Creation Explanation Beliefs and Interpretations of Evidence

Animal and Plant Distribution23

Particular kinds of plants and animals are not found evenly distributed over the surface of the earth. Rather, each type is generally found to inhabit a certain range or area, or perhaps several separate areas. The science of zoogeography involves the study of the facts of animal distribution and an effort to explain or relate the observed data. The theories of animal distribution advanced by zoogeographers are usually grounded in evolutionary presuppositions. Such theories, however, afford many difficulties, for the evidence defies any simple or completely systematic analysis.

The basic assumption for secular zoogeography is that each animal originated at some point on the earth's surface and radiated from that point while undergoing continuing evolutionary adaptation. To correlate this idea with the facts of animal distribution requires many further assumptions. It has sometimes been found necessary to postulate former "land bridges" and island chains connecting now separate land masses when there is no geological evidence for such connections.

One example of a fact difficult to explain on an evolutionary basis is the existence is the existence of tapirs both in Latin America and in Malaysia on opposite sides of the world, with no populations occupying intermediate locations. A similar surprise comes from the distribution of true alligators, which are found only in the southeastern United States and in India and China.

An important assumption of secular biogeography is that great periods of time were required for the present distribution of animals to occur. It has been demonstrated, however, that animals can emigrate large distances in only a few years or decades by a variety of different means. The dispersal of insects and land animals, especially the smaller ones, can occur by wind, water currents, floating rafts of vegetation, and on the feet and plumage and in the alimentary tracts of flying birds. the rapidity with which immigrating plants and animals have become established on the volcanically decimated Krakatao Island since 1883 and on the new island of Surtsey off the coast of Iceland show that vast periods of time are not required for the development of soil, flora, and fauna on virgin land.

The present distribution of some plants and animals is entirely different from the past suggested by the fossil record. One example is provided by the group of trees which includes the Norfolk Pine, the Star Pine, and the Monkey Puzzle tree.
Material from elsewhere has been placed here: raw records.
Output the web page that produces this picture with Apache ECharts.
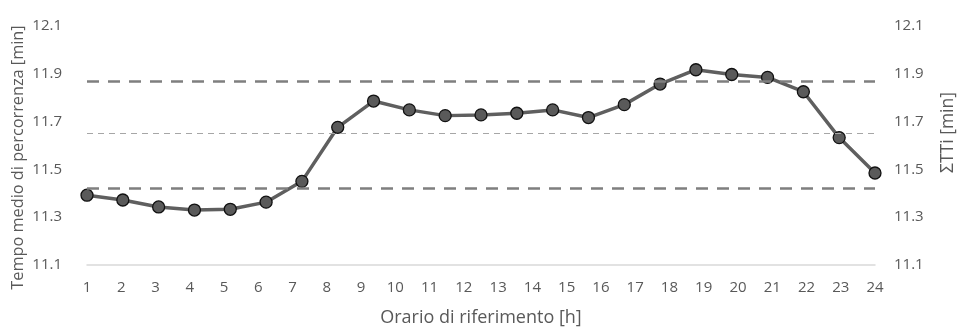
<!DOCTYPE html>
<html><head><meta charset="utf-8">
<script src="https://cdn.jsdelivr.net/npm/echarts@6/dist/echarts.min.js"></script>
<style>html,body{margin:0;padding:0;background:#fff}#c{width:957px;height:333px}</style>
</head><body><div id="c"></div>
<script>
var hourLabels = ['1','2','3','4','5','6','7','8','9','10','11','12','13','14','15','16','17','18','19','20','21','22','23','24'];
var pointIds = ['p1','p2','p3','p4','p5','p6','p7','p8','p9','p10','p11','p12','p13','p14','p15','p16','p17','p18','p19','p20','p21','p22','p23'];
var travelTime = [11.392,11.372,11.343,11.330,11.333,11.363,11.450,11.676,11.786,11.749,11.725,11.728,11.735,11.749,11.717,11.771,11.857,11.917,11.897,11.885,11.825,11.633,11.485];
var upperLimit = 11.871;
var meanLine = 11.647;
var lowerLimit = 11.420;
var yMin = 11.1, yMax = 12.1, yStep = 0.2;

var font = 'Open Sans, Liberation Sans, sans-serif';
var grey = '#595959';
var chart = echarts.init(document.getElementById('c'));
chart.setOption({
  animation: false,
  grid: {left: 87, right: 82, top: 26, bottom: 68, outerBoundsMode: 'none', containLabel: false},
  xAxis: [{
    type: 'category', data: hourLabels, boundaryGap: false,
    name: 'Orario di riferimento [h]', nameLocation: 'middle', nameGap: 44,
    nameTextStyle: {color: grey, fontSize: 18, fontFamily: font},
    axisLine: {lineStyle: {color: '#d9d9d9', width: 1.5}},
    axisTick: {show: false},
    axisLabel: {color: grey, fontSize: 15, fontFamily: font, margin: 15}
  }, {
    type: 'category', data: pointIds, boundaryGap: false, show: false
  }],
  yAxis: [{
    type: 'value', min: yMin, max: yMax, interval: yStep,
    name: 'Tempo medio di percorrenza [min]', nameLocation: 'middle', nameGap: 61,
    nameMoveOverlap: false,
    nameTextStyle: {color: grey, fontSize: 16.3, fontFamily: font, padding: [0, 24, 0, 0]},
    axisLine: {show: false}, axisTick: {show: false}, splitLine: {show: false},
    axisLabel: {color: grey, fontSize: 15, fontFamily: font, margin: 25,
      formatter: function(v){return v.toFixed(1);}}
  }, {
    type: 'value', min: yMin, max: yMax, interval: yStep, position: 'right',
    name: 'ΣTTi [min]', nameLocation: 'middle', nameGap: 64, nameRotate: 90,
    nameTextStyle: {color: grey, fontSize: 17.5, fontFamily: font, padding: [0, 0, 0, 26]},
    axisLine: {show: false}, axisTick: {show: false}, splitLine: {show: false},
    axisLabel: {color: grey, fontSize: 15, fontFamily: font, margin: 19,
      formatter: function(v){return v.toFixed(1);}}
  }],
  series: [{
    type: 'line', xAxisIndex: 0, yAxisIndex: 0, data: [],
    markLine: {
      silent: true, symbol: ['none','none'], label: {show: false},
      data: [
        {yAxis: upperLimit, lineStyle: {color: '#7f7f7f', width: 2.5, type: [12, 9]}},
        {yAxis: meanLine, lineStyle: {color: '#a6a6a6', width: 1.2, type: [6, 5]}},
        {yAxis: lowerLimit, lineStyle: {color: '#7f7f7f', width: 2.5, type: [12, 9]}}
      ]
    }
  }, {
    type: 'line', xAxisIndex: 1, yAxisIndex: 0, data: travelTime,
    symbol: 'circle', symbolSize: 12,
    lineStyle: {color: '#5f5f5f', width: 3.5},
    itemStyle: {color: '#5a5a5a', borderColor: '#111', borderWidth: 1.3}
  }]
});
</script></body></html>
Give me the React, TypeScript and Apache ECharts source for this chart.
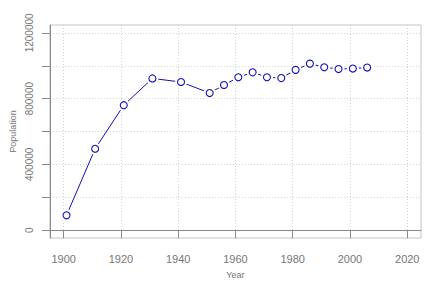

These trees are now native to South America, but fossils of this group are found in North America, for example, in the petrified forest of Arizona. The Dawn Redwood was found still living in China, but its fossils are found in North America. The Gingko tree is another tree native to China, fossils of which are found in the United States. A similar situation is seen in the cases of the fossil insects and plants found in the Baltic amber and the plants, animals and insects in the Geiseltal lignite beds, but which are native to areas of the world far distant from Germany and the Baltic Sea.

 

References

23. Klotz, John W., ibid.(ref. 19), pp. 219-321.